The Detroit Red Wings have until June 30 to tell the city whether it plans to stay in Joe Louis Arena or plan for a new venue.
Joe Louis Arena is beloved by Detroit Red Wings (NHL) fans, who fill the place nightly despite the presence of cramped concourses, narrow seats and iffy access. It opened in 1979 and is definitely a remnant of different times, lacking suites and the club-level amenities so much the rage in the arena world these days.

Its days may also be dated, as the Red Wings ownership is deciding whether to pursue a new Detroit arena or commit to Joe Louis Arena. The team’s lease is up this summer, and over the past year the Red Wings have made noises about looking at new-arena sites in the downtown area or possibly rebuilding on the same site.

On the one hand, Red Wings owner Mike Ilitch isn’t afraid of making dramatic moves with his sports franchises — witness the abandonment of Tiger Stadium for Comerica Park — and he certainly knows the finances behind luxury suites. But he’s also shown a commitment to downtown Detroit, which bodes well for Red Wings fans used to attending games in the area.

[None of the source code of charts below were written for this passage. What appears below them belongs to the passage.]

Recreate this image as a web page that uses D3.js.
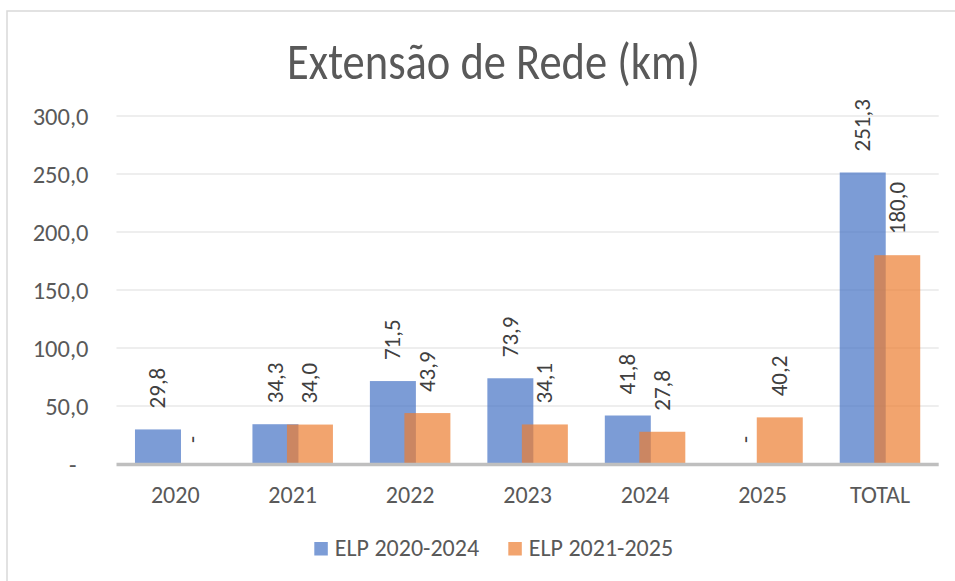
<!DOCTYPE html>
<html><head><meta charset="utf-8">
<script src="https://cdn.jsdelivr.net/npm/d3@7"></script>
<style>
body{margin:0;background:#fff}
text{font-family:Carlito,'Liberation Sans',sans-serif}
</style>
</head><body>
<svg id="chart" width="955" height="581"></svg>
<script>
// ---- data ----
const categories = ["2020","2021","2022","2023","2024","2025","TOTAL"];
const seriesNames = ["ELP 2020-2024","ELP 2021-2025"];
const elp2020_2024 = [29.8, 34.3, 71.5, 73.9, 41.8, 0, 251.3];
const elp2021_2025 = [0, 34.0, 43.9, 34.1, 27.8, 40.2, 180.0];
const yTicks = [0, 50, 100, 150, 200, 250, 300];
const colors = ["#4472C4", "#ED7D31"];
const titleText = "Extensão de Rede (km)";

const svg = d3.select("#chart");
const W = 955, H = 581;

// chart border (only top/left visible in reference)
svg.append("rect").attr("x",7).attr("y",11).attr("width",1200).attr("height",1200)
  .attr("fill","none").attr("stroke","#D9D9D9").attr("stroke-width",1.5);

const plot = {left:116.5, right:938.7, top:116, bottom:464};

const x = d3.scaleBand().domain(categories).range([plot.left, plot.right]).padding(0);
const y = d3.scaleLinear().domain([0,300]).range([plot.bottom, plot.top]);

const fmt = v => v === 0 ? "-" : d3.format(".1f")(v).replace(".", ",");

// gridlines
svg.append("g").selectAll("line").data(yTicks.filter(d=>d>0)).join("line")
  .attr("x1",plot.left).attr("x2",plot.right)
  .attr("y1",d=>y(d)).attr("y2",d=>y(d))
  .attr("stroke","#E8E8E8").attr("stroke-width",1.5);

// y axis labels
const yAxis = d3.axisLeft(y).tickValues(yTicks).tickFormat(fmt).tickSize(0).tickPadding(0);
const yg = svg.append("g").attr("transform",`translate(88.5,0)`).call(yAxis);
yg.select(".domain").remove();
yg.selectAll("text").attr("fill","#595959").style("font-size","24.5px")
  .attr("dy","0.33em")
  .attr("x", d => d === 0 ? -12 : 0);

// bars
const barW = 46, step = 34.5;
const groupW = barW + step;
const off = (x.bandwidth() - groupW) / 2;
const series = [elp2020_2024, elp2021_2025];

series.forEach((vals, si) => {
  const g = svg.append("g");
  g.selectAll("rect").data(vals.map((v,i)=>({v, c:categories[i]})).filter(d=>d.v>0)).join("rect")
    .attr("x", d => x(d.c) + off + si*step)
    .attr("width", barW)
    .attr("y", d => y(d.v))
    .attr("height", d => y(0) - y(d.v))
    .attr("fill", colors[si]).attr("fill-opacity", 0.7);
});

// baseline axis
svg.append("line").attr("x1",plot.left).attr("x2",plot.right)
  .attr("y1",y(0)+0.5).attr("y2",y(0)+0.5)
  .attr("stroke","#BFBFBF").attr("stroke-width",3.3);

// data labels
series.forEach((vals, si) => {
  svg.append("g").selectAll("text").data(vals.map((v,i)=>({v, c:categories[i]}))).join("text")
    .attr("transform", d => `translate(${x(d.c) + off + si*step + barW/2},${y(d.v) - 21}) rotate(-90)`)
    .attr("dy","0.32em")
    .attr("text-anchor","start")
    .attr("fill","#404040").style("font-size","23px")
    .text(d => fmt(d.v));
});

// x axis labels
const xAxis = d3.axisBottom(x).tickSize(0).tickPadding(0);
const xg = svg.append("g").attr("transform",`translate(0,503)`).call(xAxis);
xg.select(".domain").remove();
xg.selectAll("text").attr("fill","#595959").style("font-size","24px").attr("dy","0").attr("y",0);

// title
svg.append("text").attr("x",(287+700)/2).attr("y",79)
  .attr("text-anchor","middle").attr("fill","#595959")
  .style("font-size","52px")
  .attr("textLength",413).attr("lengthAdjust","spacingAndGlyphs")
  .text(titleText);

// legend
const legendX = [314.3, 508.3];
const lg = svg.append("g");
seriesNames.forEach((name, i) => {
  lg.append("rect").attr("x",legendX[i]).attr("y",542).attr("width",13.5).attr("height",13.5)
    .attr("fill",colors[i]).attr("fill-opacity",0.7);
  lg.append("text").attr("x",legendX[i]+20.5).attr("y",556)
    .attr("fill","#595959").style("font-size","24px").text(name);
});
</script></body></html>
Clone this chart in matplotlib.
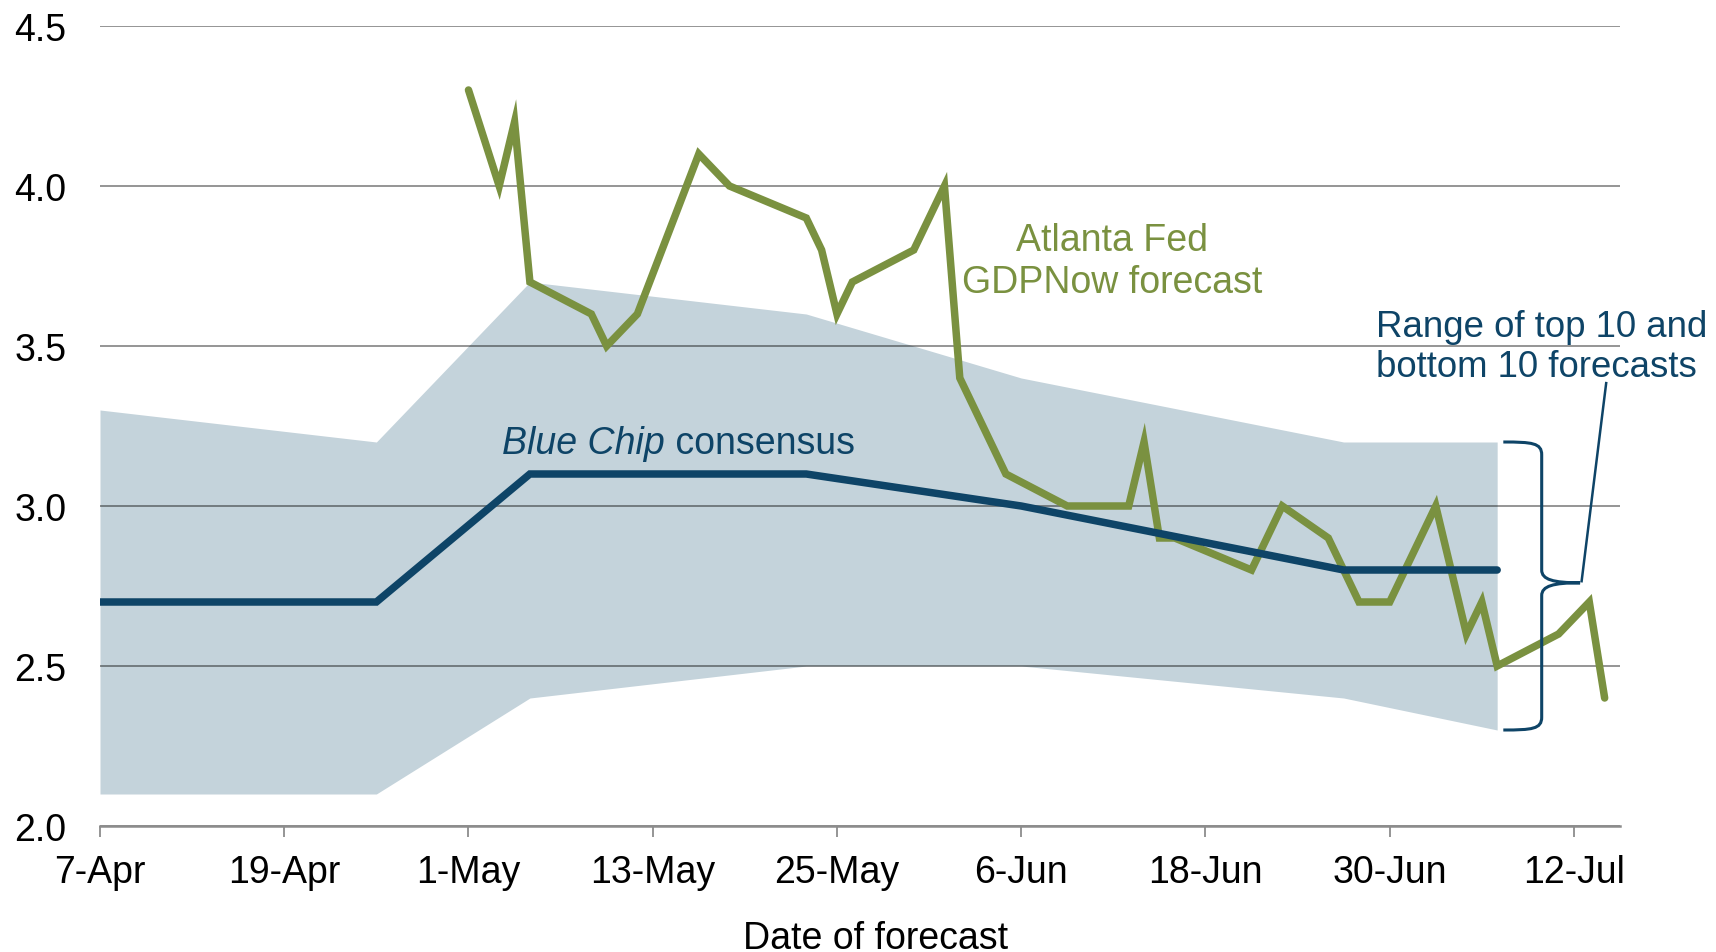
import numpy as np
import pandas as pd
import matplotlib
matplotlib.use('Agg')
import matplotlib.pyplot as plt
import matplotlib.dates as mdates
from matplotlib.path import Path
from matplotlib.patches import PathPatch

plt.rcParams['font.family'] = ['Liberation Sans', 'DejaVu Sans']

green = '#7a9140'
navy = '#0e4467'
band_color = '#c4d3db'

# Atlanta Fed GDPNow forecast
gdpnow_dates = ['2016-05-01', '2016-05-03', '2016-05-04', '2016-05-05', '2016-05-09',
                '2016-05-10', '2016-05-12', '2016-05-16', '2016-05-18', '2016-05-23',
                '2016-05-24', '2016-05-25', '2016-05-26', '2016-05-30', '2016-06-01',
                '2016-06-02', '2016-06-05', '2016-06-09', '2016-06-13', '2016-06-14',
                '2016-06-15', '2016-06-16', '2016-06-21', '2016-06-23', '2016-06-26',
                '2016-06-28', '2016-06-30', '2016-07-03', '2016-07-05', '2016-07-06',
                '2016-07-07', '2016-07-11', '2016-07-13', '2016-07-14']
gdpnow = [4.3, 4.0, 4.2, 3.7, 3.6, 3.5, 3.6, 4.1, 4.0, 3.9,
          3.8, 3.6, 3.7, 3.8, 4.0, 3.4, 3.1, 3.0, 3.0, 3.2,
          2.9, 2.9, 2.8, 3.0, 2.9, 2.7, 2.7, 3.0, 2.6, 2.7,
          2.5, 2.6, 2.7, 2.4]

# Blue Chip survey dates, consensus and top/bottom 10 averages
bc_dates = ['2016-04-07', '2016-04-25', '2016-05-05', '2016-05-23',
            '2016-06-06', '2016-06-27', '2016-07-07']
bc_consensus = [2.7, 2.7, 3.1, 3.1, 3.0, 2.8, 2.8]
bc_top10 = [3.3, 3.2, 3.7, 3.6, 3.4, 3.2, 3.2]
bc_bottom10 = [2.1, 2.1, 2.4, 2.5, 2.5, 2.4, 2.3]

tick_dates = pd.date_range('2016-04-07', '2016-07-12', freq='12D')
tick_labels = [f'{d.day}-{d:%b}' for d in tick_dates]
y_ticks = [2.0, 2.5, 3.0, 3.5, 4.0, 4.5]

gdpnow_dates = pd.to_datetime(gdpnow_dates)
bc_dates = pd.to_datetime(bc_dates)

fs = 27

fig = plt.figure(figsize=(17.16, 9.53), dpi=100)
ax = fig.add_axes([100 / 1716, 1 - 827 / 953, 1520 / 1716, 800 / 953])

ax.fill_between(bc_dates, bc_bottom10, bc_top10, color=band_color, lw=0, zorder=1)
ax.plot(gdpnow_dates, gdpnow, color=green, lw=5.4, solid_capstyle='round',
        solid_joinstyle='miter', zorder=3)
ax.plot(bc_dates, bc_consensus, color=navy, lw=5.4, solid_capstyle='round',
        solid_joinstyle='miter', zorder=4)

start = pd.Timestamp('2016-04-07')
ax.set_xlim(start, pd.Timestamp('2016-07-15'))
ax.set_ylim(2.0, 4.5)
ax.set_xticks(tick_dates)
ax.set_xticklabels(tick_labels)
ax.set_yticks(y_ticks)
ax.set_yticklabels([f'{v:.1f}' for v in y_ticks])

ax.grid(axis='y', color='black', alpha=0.45, lw=1.3)
for s in ['top', 'right', 'left']:
    ax.spines[s].set_visible(False)
ax.spines['bottom'].set_color('#8c8c8c')
ax.spines['bottom'].set_linewidth(1.8)
ax.tick_params(axis='x', length=8, width=1.3, color='#8c8c8c', pad=12, labelsize=fs)
ax.tick_params(axis='y', length=0, pad=24, labelsize=fs)

ax.set_xlabel('Date of forecast', fontsize=fs, va='top')
ax.xaxis.set_label_coords(0.5105, -0.117)

# labels (va='baseline' sits on the last line)
ax.text(start + pd.Timedelta(days=65.9), 3.669, 'Atlanta Fed\nGDPNow forecast',
        color=green, fontsize=fs, ha='center', va='baseline', multialignment='center')
t1 = ax.text(start + pd.Timedelta(days=26.2), 3.166, 'Blue Chip', color=navy,
             fontsize=fs, style='italic', ha='left', va='baseline')
ax.annotate(' consensus', xy=(1, 0), xycoords=t1, color=navy, fontsize=fs,
            ha='left', va='bottom')
ax.text(start + pd.Timedelta(days=83.1), 3.406, 'Range of top 10 and\nbottom 10 forecasts',
        color=navy, fontsize=26.4, ha='left', va='baseline')

# curly brace next to the end of the band
x0 = mdates.date2num(start)
a, b, c = x0 + 91.4, x0 + 93.9, x0 + 96.4
top, bot, mid = 3.2, 2.3, 2.76
verts = [(a, top), (a + 0.75 * (b - a), top), (b, top - 0.003), (b, top - 0.04),
         (b, mid + 0.04),
         (b, mid + 0.01), (b + 0.3 * (c - b), mid), (c, mid),
         (b + 0.3 * (c - b), mid), (b, mid - 0.01), (b, mid - 0.04),
         (b, bot + 0.04),
         (b, bot + 0.003), (a + 0.75 * (b - a), bot), (a, bot)]
codes = [Path.MOVETO, Path.CURVE4, Path.CURVE4, Path.CURVE4,
         Path.LINETO,
         Path.CURVE4, Path.CURVE4, Path.CURVE4,
         Path.CURVE4, Path.CURVE4, Path.CURVE4,
         Path.LINETO,
         Path.CURVE4, Path.CURVE4, Path.CURVE4]
ax.add_patch(PathPatch(Path(verts, codes), fill=False, edgecolor=navy, lw=2.2,
                       clip_on=False, zorder=5))
ax.plot([c + 0.1, x0 + 98.1], [mid + 0.005, 3.384], color=navy, lw=1.8,
        clip_on=False, zorder=5)

fig.savefig('out.png', dpi=100)
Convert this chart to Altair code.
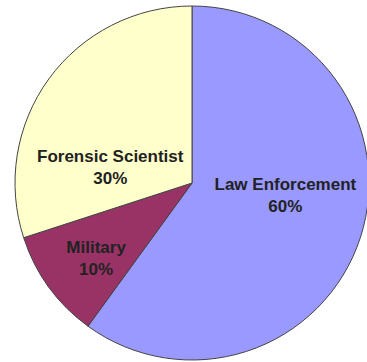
import altair as alt
import pandas as pd

categories = ["Law Enforcement", "Military", "Forensic Scientist"]
percents = [60, 10, 30]
order = [1, 2, 3]
colors = ["#9999FF", "#993366", "#FFFFCC"]

df = pd.DataFrame({"category": categories, "pct": percents, "order": order})

CX, CY, R = 192, 183, 177

arcs = alt.Chart(df).mark_arc(stroke="#444444", strokeWidth=1).encode(
    theta=alt.Theta("pct:Q", stack=True),
    order=alt.Order("order:Q"),
    color=alt.Color("category:N", scale=alt.Scale(domain=categories, range=colors), legend=None),
    x=alt.value(CX),
    y=alt.value(CY),
    radius=alt.value(R),
)

# label placement tweaks (radius, dx, dy) per slice
label_style = {
    "Law Enforcement": (95, 3, -27),
    "Military": (121, 2, -6),
    "Forensic Scientist": (85, -13, 24),
}

layers = [arcs]
for cat in categories:
    r, dx, dy = label_style[cat]
    t = alt.Chart(df).transform_window(
        cum="sum(pct)", sort=[alt.SortField("order")]
    ).transform_calculate(
        mid="datum.cum - datum.pct / 2",
        label="datum.category + '\\n' + datum.pct + '%'",
    ).transform_filter(
        alt.datum.category == cat
    ).mark_text(
        font="Liberation Sans", fontWeight="bold", fontSize=17,
        color="#222222", lineBreak="\n", lineHeight=22,
        align="center", baseline="middle", dx=dx, dy=dy,
    ).encode(
        theta=alt.Theta("mid:Q", stack=False),
        text="label:N",
        x=alt.value(CX),
        y=alt.value(CY),
        radius=alt.value(r),
    )
    layers.append(t)

chart = alt.layer(*layers).properties(
    width=367, height=362, padding=0, autosize=alt.AutoSizeParams(type="none"),
    background="white",
).configure_view(stroke=None)

chart.save("out.html", embed_options={"renderer": "svg", "actions": False})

So far, the Red Wings haven’t tipped their hand one way or another. Some argue the Joe Louis Arena land is too valuable for an arena, and that the Detroit River riverfront should be turned into a housing site. Given the state of the economy, that’s a stretch; no one is rushing to build housing at all in Detroit, even the high-end stuff in downtown. It’s a decent site already set up for hockey, but a new arena would mean a two-year move of the team; adjoining Cobo Arena is small (12,191 for hockey), Ford Field may be possible, and the Palace of Auburn Hills too far away.